There has been so much hype about 3D printing lately. Thanks to some big manufacturers of 3D printers and their incredibly successful marketing campaign, led to many of us believe that a 3D printer is just like any normal paper printers that magically makes 3-Dimensional objects at the click of the ‘Print’ button. Well sometimes(about 10% of the time maybe?) it might actually really be the case, most of the time what your mind conjures of 3D printing is far from the reality. So this post is written for the early adopters on impulse to buy a 3D printer and try it out. Read this before you plunge the money.
Before anything can be 3D printed, it has to be first made in digital format, also known as Computer Assisted Drawing(CAD) files. There are a number of open-source 3D renderer such as SketchUp, Blender, Solidworks, Maya, Z-Brush, Rhino etc. You can quickly download any of which and learn to draw a cube or sphere in 3D. It looks really exciting and fun! But after the initial piece of cake, the truth sets in: Many of us don’t have the perseverance and time to create the next IronMan suit. The ability to create a design that is 3D printable and at the same time aesthetic appealing is actually a really steep learning curve. Why? Here are the reasons:
1. CAD is tough to master
Being good at 3D modeling is harder than just being able to draw a beautiful sketch. It takes literally thousands of hours of trial and error to just to be able to accurately model something out of your imagination. After which you have to worry about component functionality, aesthetics, manufacturability and adequate tweakings. Did i forgot to mention complex organic shapes or intricate mechanical assemblies?
2. Industrial Design is a tough discipline
For the majority, even if we were given the world’s most advanced 3D printer that makes flawless parts out of any materials of our choice, we still can’t quite make a functional lighter or simple multi purpose toolkits. Those trained industrial designers spend years to study designs, real application tradeoffs, hundreds of linkage types, hinges and joints. Even seemingly simple lego cubes involves many complicated design considerations just to make sure it forward-backward compatible with other lego cubes.
3. Material engineering is just another strange beast
Did you know, just for plastic materials alone, there are at least 18 different grades of plastics industrially viable for 3D printing? Some of which are Acrylonitrile butadiene styrene(ABS), Polylactic Acid(PLA), Polyproplyene, Engineering Plastics, PMMA… confusing yet? Some of these materials are wobbly and easy to bend and some are hard as bricks. Even trivial items such as plastic iPhone cases makes use of carefully placed ribs, gussets and bosses to hold parts together. Engineering principles like these will just backfire at you if you simply go ahead with 3D printing designs without thorough deeper understandings.
4. 3D printing materials cost a bomb
Yea sure, current low cost printers cost a measly 2,000USD and below.

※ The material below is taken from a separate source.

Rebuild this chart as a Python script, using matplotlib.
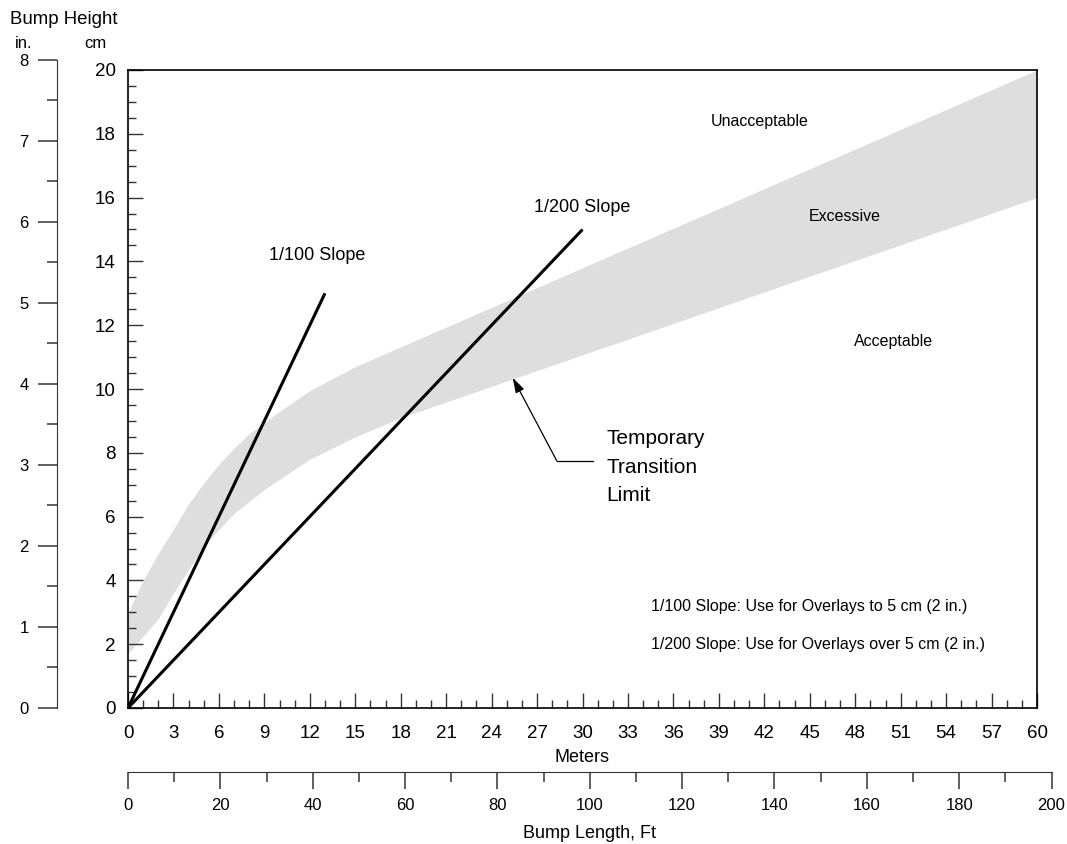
import numpy as np
import matplotlib.pyplot as plt
from matplotlib.ticker import MultipleLocator

plt.rcParams['font.family'] = ['Liberation Sans', 'DejaVu Sans']

# upper / lower edges of the temporary transition band (meters, cm)
upper_x = [0, 1, 2, 3, 4, 5, 6, 7, 8, 9, 10, 12, 15, 60]
upper_y = [3.0, 4.0, 4.85, 5.6, 6.4, 7.05, 7.65, 8.15, 8.6, 8.95, 9.3, 9.95, 10.7, 20.0]
lower_x = [0, 1, 2, 3, 4, 5, 6, 7, 9, 12, 15, 18, 60]
lower_y = [1.7, 2.25, 2.8, 3.6, 4.35, 5.05, 5.6, 6.1, 6.85, 7.8, 8.5, 9.1, 16.0]

# slope lines: end point in meters, rise per meter
slope_len = [13, 30]
slope_rate = [1 / 100 * 100, 1 / 200 * 100]   # cm per m
slope_names = ['1/100 Slope', '1/200 Slope']

CM_PER_IN = 2.54
M_PER_FT = 0.3048
X_MAX, Y_MAX = 60, 20
IN_MAX, FT_MAX = 8, 200

W, H = 1067, 844
fig = plt.figure(figsize=(W / 100, H / 100), dpi=100)

# main plot box in pixels
L, B, PW, PH = 128, 136, 909, 638
ax = fig.add_axes([L / W, B / H, PW / W, PH / H])

# band, drawn on a common x grid
xg = np.union1d(upper_x, lower_x)
ax.fill_between(xg, np.interp(xg, lower_x, lower_y), np.interp(xg, upper_x, upper_y),
                color='#dedede', lw=0, zorder=1)

for n, r in zip(slope_len, slope_rate):
    ax.plot([0, n], [0, n * r], color='black', lw=2.2, solid_capstyle='butt', zorder=3)

ax.set_xlim(0, X_MAX)
ax.set_ylim(0, Y_MAX)
ax.xaxis.set_major_locator(MultipleLocator(3))
ax.xaxis.set_minor_locator(MultipleLocator(1))
ax.yaxis.set_major_locator(MultipleLocator(2))
ax.yaxis.set_minor_locator(MultipleLocator(0.5))
ax.tick_params(which='both', direction='in', top=False, right=False, width=1.0, color='#333333')
ax.tick_params(which='major', length=10.5, labelsize=13.5, pad=9)
ax.tick_params(axis='x', which='major', pad=12)
ax.tick_params(which='minor', length=5.5)
for s in ax.spines.values():
    s.set_linewidth(1.2)
ax.set_xlabel('Meters', fontsize=13, labelpad=5)

ax.text(12.5, 14.2, slope_names[0], fontsize=13, ha='center', va='center')
ax.text(30, 15.7, slope_names[1], fontsize=13, ha='center', va='center')
ax.text(41.7, 18.4, 'Unacceptable', fontsize=11.5, ha='center', va='center')
ax.text(47.3, 15.4, 'Excessive', fontsize=11.5, ha='center', va='center')
ax.text(50.5, 11.5, 'Acceptable', fontsize=11.5, ha='center', va='center')
ax.text(34.5, 3.17, '1/100 Slope: Use for Overlays to 5 cm (2 in.)', fontsize=11.5, va='center')
ax.text(34.5, 2.0, '1/200 Slope: Use for Overlays over 5 cm (2 in.)', fontsize=11.5, va='center')

ax.text(31.6, 7.55, 'Temporary\nTransition\nLimit', fontsize=15, va='center', ha='left',
        linespacing=1.64)
ax.plot([28.3, 30.7], [7.75, 7.75], color='black', lw=0.9)
ax.annotate('', xy=(25.4, 10.35), xytext=(28.3, 7.75),
            arrowprops=dict(arrowstyle='-|>,head_length=0.9,head_width=0.28',
                            color='black', lw=0.9, shrinkA=0, shrinkB=0))

# inch scale on the far left
ax_in = fig.add_axes([57 / W, B / H, 0.0001, PH * IN_MAX * CM_PER_IN / Y_MAX / H])
ax_in.set_ylim(0, IN_MAX)
ax_in.set_xticks([])
for k in ['top', 'right', 'bottom']:
    ax_in.spines[k].set_visible(False)
ax_in.spines['left'].set_color('#333333')
ax_in.yaxis.set_major_locator(MultipleLocator(1))
ax_in.yaxis.set_minor_locator(MultipleLocator(0.5))
ax_in.tick_params(which='both', direction='out', length=13.5, width=1.2, color='#444444')
ax_in.tick_params(which='minor', length=7)
ax_in.tick_params(which='major', labelsize=12, pad=7)
ax_in.patch.set_visible(False)

# feet scale below the meters
ax_ft = fig.add_axes([L / W, 72 / H, PW * FT_MAX * M_PER_FT / X_MAX / W, 0.0001])
ax_ft.set_xlim(0, FT_MAX)
ax_ft.set_yticks([])
for k in ['top', 'right', 'left']:
    ax_ft.spines[k].set_visible(False)
ax_ft.spines['bottom'].set_color('#333333')
ax_ft.xaxis.set_major_locator(MultipleLocator(20))
ax_ft.xaxis.set_minor_locator(MultipleLocator(10))
ax_ft.tick_params(which='both', direction='out', width=1.2, color='#444444')
ax_ft.tick_params(which='major', length=12, labelsize=12, pad=7)
ax_ft.tick_params(which='minor', length=7)
ax_ft.set_xlabel('Bump Length, Ft', fontsize=13, labelpad=8)
ax_ft.patch.set_visible(False)

fig.text(10 / W, 1 - 20 / H, 'Bump Height', fontsize=13.4, va='center', ha='left')
fig.text(24 / W, 1 - 44 / H, 'in.', fontsize=12, va='center', ha='center')
fig.text(95.5 / W, 1 - 44 / H, 'cm', fontsize=12, va='center', ha='center')

fig.savefig('out.png', dpi=100)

But unless you are only going to print once and chunk it deep below your underground closet, you are going to be spending big on purchasing printing materials alone. For your reference, the cheapest print material, ABS plastics cost US$59 per kilogram. Composite(powder plastics) costs US$180 per kilogram. PMMA plastics costs US$600 per kilogram. Don’t even bother asking for the costs of copper printing material. The worst part is, any defects that is remotely related to deficiency in point 1 to 3 earlier will render you a failed print product, wasting further print materials in the process. If 3D printing is just your hobby, its going to be a really expensive hobby.
If you haven’t thought about these problems, don’t just go buying a 3D printer immediately thinking any problems will just solve itself in time to come. Most likely it won’t. The truth is, while media frenzied that 3D printing is going to be the next big revolution, this revolution wont happen so soon, and it won’t happen to many of us who doesn’t have the expertise to tame this beast in the first place. Just like Photoshop, anyone can buy the software, but not everyone can make the best use of it.